The doctor and a few other nurses came in and with a few minutes of pushing baby boy was out at 8:36pm on June 30th. And boy was I so HAPPY to hold my sweet baby!!!
He was, is PERFECT 7lb 13oz 21 inches long, sweet Grayson Price Tompkins.
Would I do it again? Too soon for that question, give me a few years.... Maybe many years. But in all seriousness I love my baby boy, I don't feel that an epidural ruined my birth experience I didn't feel lethargic or unresponsive like some of the theories claim and Grayson wasn't lethargic or slow to respond. In fact I feel that having an epidural got me the closest to having some semblance of a natural birth. My greatest fear was a C-section and we didn't have to go that route. I think without the epidural my muscles would have never relaxed enough to let me dilate and I think ultimately I would have had to go the C-section route.
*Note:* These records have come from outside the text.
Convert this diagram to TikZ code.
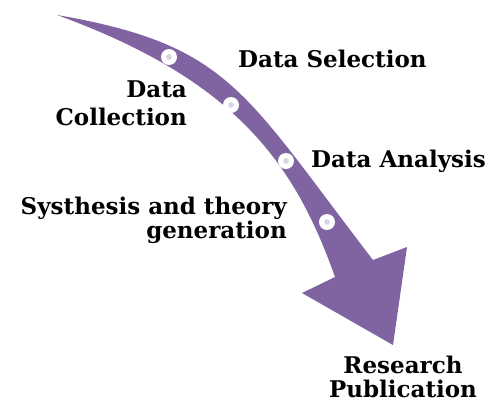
\documentclass[tikz,border=0pt]{standalone}
\usepackage{fontspec}
\setmainfont{DejaVu Serif}
\usepackage{xcolor}
\definecolor{flowpurple}{HTML}{8064A2}
\definecolor{dotgray}{HTML}{D6D3E4}
\tikzset{
  stop/.style={circle,fill=white,minimum size=16pt,inner sep=0pt,
    path picture={\fill[dotgray] (path picture bounding box.center) circle (2.8pt);}},
  stage/.style={font=\fontsize{23}{24}\selectfont\bfseries,inner sep=0pt}
}

\begin{document}
\begin{tikzpicture}[x=1pt,y=-1pt]
\useasboundingbox (0,0) rectangle (492,405);

% curved arrow
\fill[flowpurple] (57,15) .. controls (230,45) and (243,91) .. (373,260) -- (407,247) -- (393,345)
  -- (302,293) -- (335,277) .. controls (295,164) and (236,80) .. (57,15) -- cycle;

% stops on the arrow
\foreach \p [count=\i] in {(169,57),(231,105),(286,161),(327,222)}
  \node (stop\i) at \p [stop]{};

% labels (base = last line)
\node (sel) at (238,67)[stage,anchor=base west]{Data Selection};
\node (col) at (187,125)[stage,anchor=base east,align=right]{Data\\[4pt]Collection};
\node (ana) at (311,167)[stage,anchor=base west]{Data Analysis};
\node (syn) at (287,238)[stage,anchor=base east,align=right]{Systhesis and theory\\generation};
\node (pub) at (403,397)[stage,anchor=base,align=center]{Research\\Publication};
\end{tikzpicture}
\end{document}
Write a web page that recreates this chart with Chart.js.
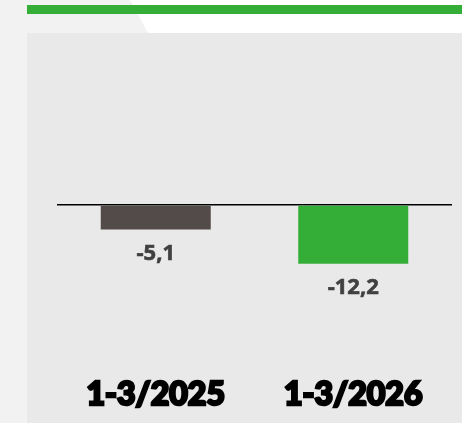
<!DOCTYPE html>
<html><head><meta charset="utf-8">
<script src="https://cdn.jsdelivr.net/npm/chart.js@4/dist/chart.umd.min.js"></script>
<style>html,body{margin:0;padding:0;background:#fff;}#wrap{width:462px;height:423px;position:relative;}</style>
</head><body><div id="wrap"><canvas id="c" width="462" height="423"></canvas></div>
<script>
const categories = ["1-3/2025", "1-3/2026"];
const values = [-5.1, -12.2];
const valueLabels = ["-5,1", "-12,2"];
const barColors = ["#534a4a", "#35ae37"];

const bgPlugin = {
  id: 'bg',
  beforeDraw(chart) {
    const ctx = chart.ctx;
    ctx.save();
    ctx.fillStyle = '#ffffff';
    ctx.fillRect(0, 0, 462, 423);
    ctx.fillStyle = '#f2f2f2';
    ctx.fillRect(0, 0, 27, 423);
    ctx.beginPath();
    ctx.moveTo(0, 0); ctx.lineTo(130, 0); ctx.lineTo(148, 33); ctx.lineTo(0, 33); ctx.closePath();
    ctx.fill();
    ctx.fillStyle = '#e9e9e9';
    ctx.fillRect(27, 33, 435, 390);
    ctx.fillStyle = '#35ae37';
    ctx.fillRect(27, 5, 435, 9);
    ctx.restore();
  }
};

const labelPlugin = {
  id: 'vlabels',
  afterDatasetsDraw(chart) {
    const ctx = chart.ctx;
    const meta = chart.getDatasetMeta(0);
    ctx.save();
    ctx.font = 'bold 22px "Open Sans"';
    ctx.fillStyle = '#404040';
    ctx.strokeStyle = '#404040';
    ctx.lineWidth = 0.6;
    ctx.textAlign = 'center';
    ctx.textBaseline = 'alphabetic';
    meta.data.forEach((bar, i) => {
      ctx.fillText(valueLabels[i], bar.x, bar.y + 30);
      ctx.strokeText(valueLabels[i], bar.x, bar.y + 30);
    });
    ctx.restore();
  }
};

new Chart(document.getElementById('c'), {
  type: 'bar',
  data: {
    labels: categories,
    datasets: [{ data: values, backgroundColor: barColors, barPercentage: 0.557, categoryPercentage: 1 }]
  },
  options: {
    responsive: false,
    animation: false,
    layout: { padding: { left: 57, right: 10, top: 40, bottom: 0 } },
    plugins: { legend: { display: false }, tooltip: { enabled: false } },
    scales: {
      x: {
        afterFit(scale) { scale.height = 53; },
        grid: { display: false, drawTicks: false },
        border: { display: false },
        ticks: { color: '#000', textStrokeColor: '#000', textStrokeWidth: 2.5, font: { family: 'Lato', weight: 900, size: 32 }, padding: 5 }
      },
      y: {
        display: true,
        min: -34.23, max: 34.23,
        afterFit(scale) { scale.width = 0; },
        ticks: { display: false, stepSize: 34.23 },
        border: { display: false },
        grid: {
          drawTicks: false,
          color: (c) => c.tick && c.tick.value === 0 ? '#000' : 'rgba(0,0,0,0)',
          lineWidth: 1.5
        }
      }
    }
  },
  plugins: [bgPlugin, labelPlugin]
});
</script>
</body></html>
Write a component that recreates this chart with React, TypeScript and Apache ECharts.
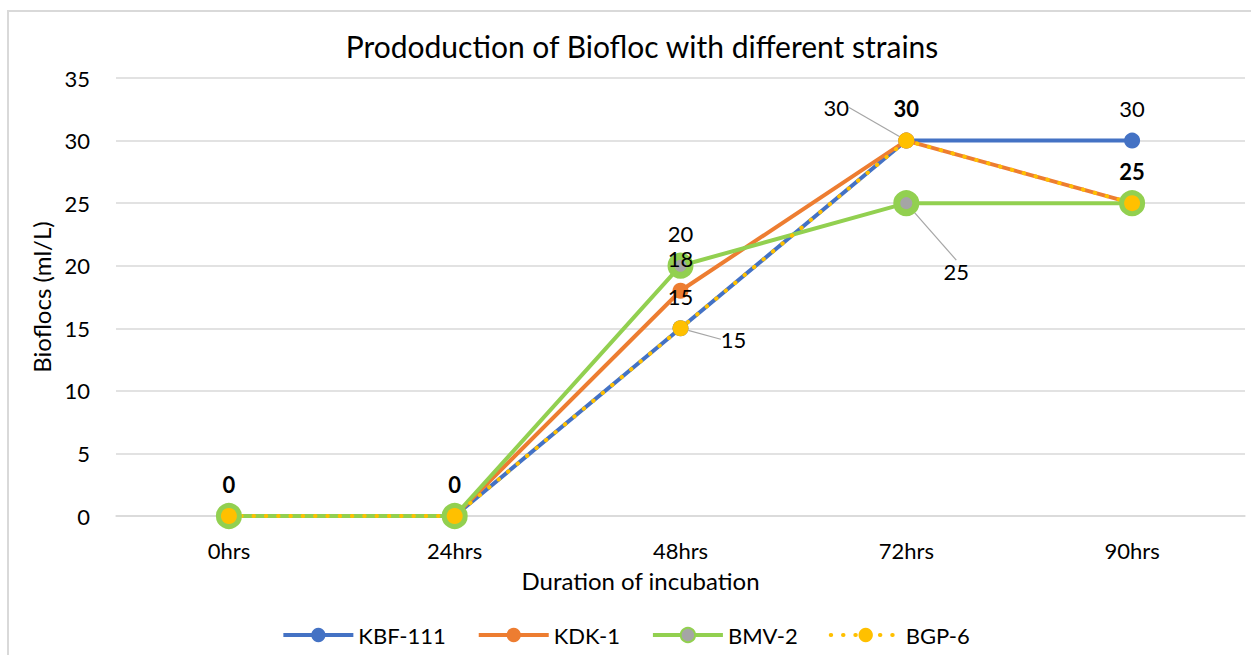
import React, { useEffect, useRef } from "react";
import * as echarts from "echarts";

const categories = ["0hrs", "24hrs", "48hrs", "72hrs", "90hrs"];
const seriesNames = ["KBF-111", "KDK-1", "BMV-2", "BGP-6"];
const kbf111 = [0, 0, 15, 30, 30];
const kdk1 = [0, 0, 18, 30, 25];
const bmv2 = [0, 0, 20, 25, 25];
const bgp6 = [0, 0, 15, 30, 25];
const yTicks = { min: 0, max: 35, interval: 5 };

// label display per point: "n" normal, "b" bold (coincident labels), "-" hidden under another, "g" moved with guide line
const kbfLabels = ["-", "-", "n", "-", "n"];
const kdkLabels = ["-", "-", "n", "b", "b"];
const bmvLabels = ["-", "-", "n", "g", "-"];
const bgpLabels = ["b", "b", "g", "g", "-"];

const FONT = "Lato";

export default function App() {
  const ref = useRef<HTMLDivElement>(null);
  useEffect(() => {
    document.body.style.margin = "0";
    const chart = echarts.init(ref.current!, null, { renderer: "svg" });
    const mkLabel = (distance: number) => ({
      show: true,
      position: "top" as const,
      distance,
      color: "#000",
      fontFamily: FONT,
      fontSize: 22,
    });
    const guide = { show: true, lineStyle: { color: "#A6A6A6", width: 1.2 } };
    const mkData = (vals: number[], modes: string[]) =>
      vals.map((v, i) => ({
        value: v,
        label:
          modes[i] === "-"
            ? { show: false }
            : { show: true, fontWeight: modes[i] === "b" ? "bold" : "normal" },
        labelLine: modes[i] === "g" ? guide : { show: false },
      }));
    chart.setOption({
      animation: false,
      backgroundColor: "#fff",
      textStyle: { fontFamily: FONT },
      title: {
        text: "Prododuction of Biofloc with different strains",
        left: 637,
        textAlign: "center",
        top: 26,
        textStyle: { fontFamily: FONT, fontSize: 30, fontWeight: "normal", color: "#000" },
      },
      graphic: [
        {
          type: "rect",
          shape: { x: 8, y: 11, width: 1260, height: 660 },
          style: { fill: "none", stroke: "#D9D9D9", lineWidth: 2 },
          silent: true,
        },
      ],
      legend: {
        bottom: 4,
        left: "center",
        itemWidth: 70,
        itemHeight: 18,
        itemGap: 31,
        lineStyle: { width: 4 },
        textStyle: { fontFamily: FONT, fontSize: 22, color: "#000" },
        data: seriesNames,
      },
      grid: { left: 116, right: 6, top: 78, bottom: 139 },
      xAxis: {
        type: "category",
        data: categories,
        boundaryGap: true,
        name: "Duration of incubation",
        nameLocation: "middle",
        nameGap: 52,
        nameTextStyle: { fontFamily: FONT, fontSize: 24, color: "#000", padding: [0, 80, 0, 0] },
        axisLine: { lineStyle: { color: "#D9D9D9", width: 1.5 } },
        axisTick: { show: false },
        axisLabel: { margin: 23, fontFamily: FONT, fontSize: 22, color: "#000" },
      },
      yAxis: {
        type: "value",
        min: yTicks.min,
        max: yTicks.max,
        interval: yTicks.interval,
        name: "Bioflocs (ml/L)",
        nameLocation: "middle",
        nameGap: 63,
        nameTextStyle: { fontFamily: FONT, fontSize: 24, color: "#000" },
        axisLine: { show: false },
        axisTick: { show: false },
        axisLabel: { margin: 26, fontFamily: FONT, fontSize: 22, color: "#000" },
        splitLine: { lineStyle: { color: "#D9D9D9", width: 1.5 } },
      },
      series: [
        {
          name: "KBF-111",
          type: "line",
          data: mkData(kbf111, kbfLabels),
          symbol: "circle",
          symbolSize: 16,
          itemStyle: { color: "#4472C4" },
          lineStyle: { color: "#4472C4", width: 4 },
          label: mkLabel(13),
        },
        {
          name: "KDK-1",
          type: "line",
          data: mkData(kdk1, kdkLabels),
          symbol: "circle",
          symbolSize: 16,
          itemStyle: { color: "#ED7D31" },
          lineStyle: { color: "#ED7D31", width: 4 },
          label: mkLabel(13),
        },
        {
          name: "BMV-2",
          type: "line",
          data: mkData(bmv2, bmvLabels),
          symbol: "circle",
          symbolSize: 19,
          itemStyle: { color: "#A5A5A5", borderColor: "#92D050", borderWidth: 7 },
          lineStyle: { color: "#92D050", width: 4 },
          label: mkLabel(8),
          labelLayout: (p: any) => (p.dataIndex === 3 ? { dx: 50, dy: 100 } : {}),
        },
        {
          name: "BGP-6",
          type: "line",
          data: mkData(bgp6, bgpLabels),
          symbol: "circle",
          symbolSize: 16,
          itemStyle: { color: "#FFC000" },
          lineStyle: { color: "#FFC000", width: 4, type: [0.5, 11.8], cap: "round" },
          label: mkLabel(13),
          labelLayout: (p: any) =>
            p.dataIndex === 2
              ? { dx: 53, dy: 43 }
              : p.dataIndex === 3
              ? { dx: -70, dy: -1 }
              : {},
        },
      ],
    });
    return () => chart.dispose();
  }, []);
  return <div ref={ref} style={{ width: 1251, height: 655 }} />;
}
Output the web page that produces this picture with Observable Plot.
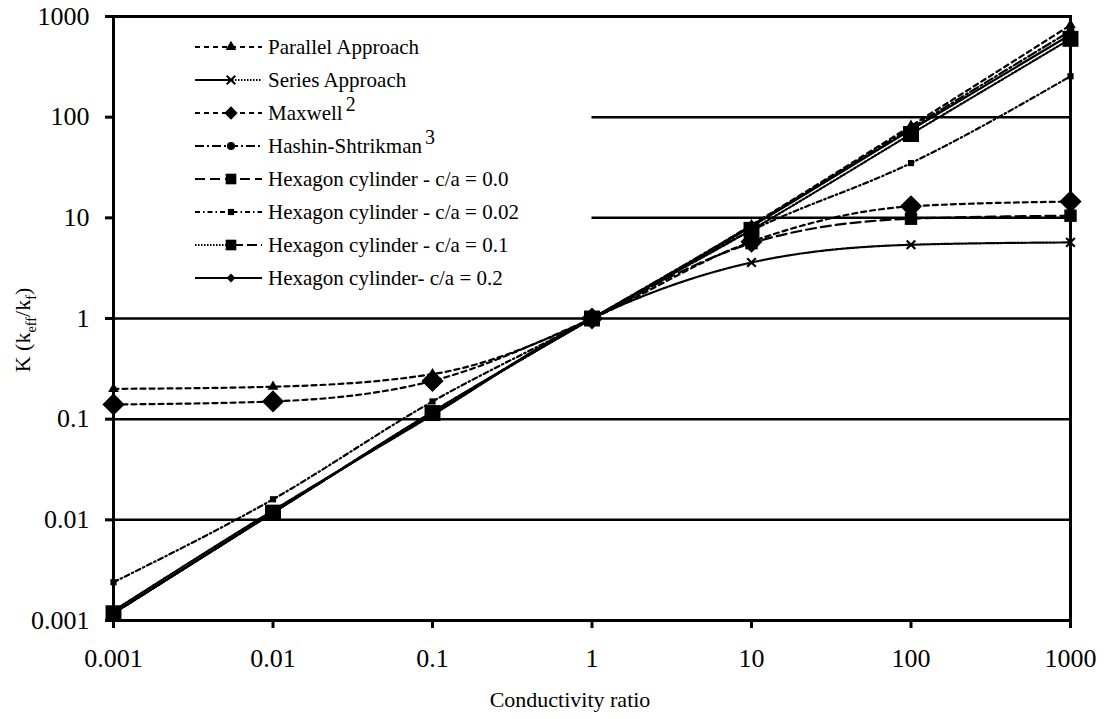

When you are reading literature on anything but especially childbirth, pregnancy and parenting realize that no human is the end-all, be-all and at the end of the day they are giving you their best opinion laced with some fact. We have to make our best decisions based on what we know to be true and Godly and sometimes that might rub a few people the wrong way but in the end these are our families and hopefully we are asking the Lord for the guidance to make the right decisions for them.
In hindsight I would have picked books that focused more on the facts of birth, and relaxation techniques that would have given my husband a more realistic idea of what to expect so that he wouldn't have felt completely blindsided by the fact that I was in pain. In the end it worked out okay, we have our sweet Baby Carrot and we have experience under our belts.......literally.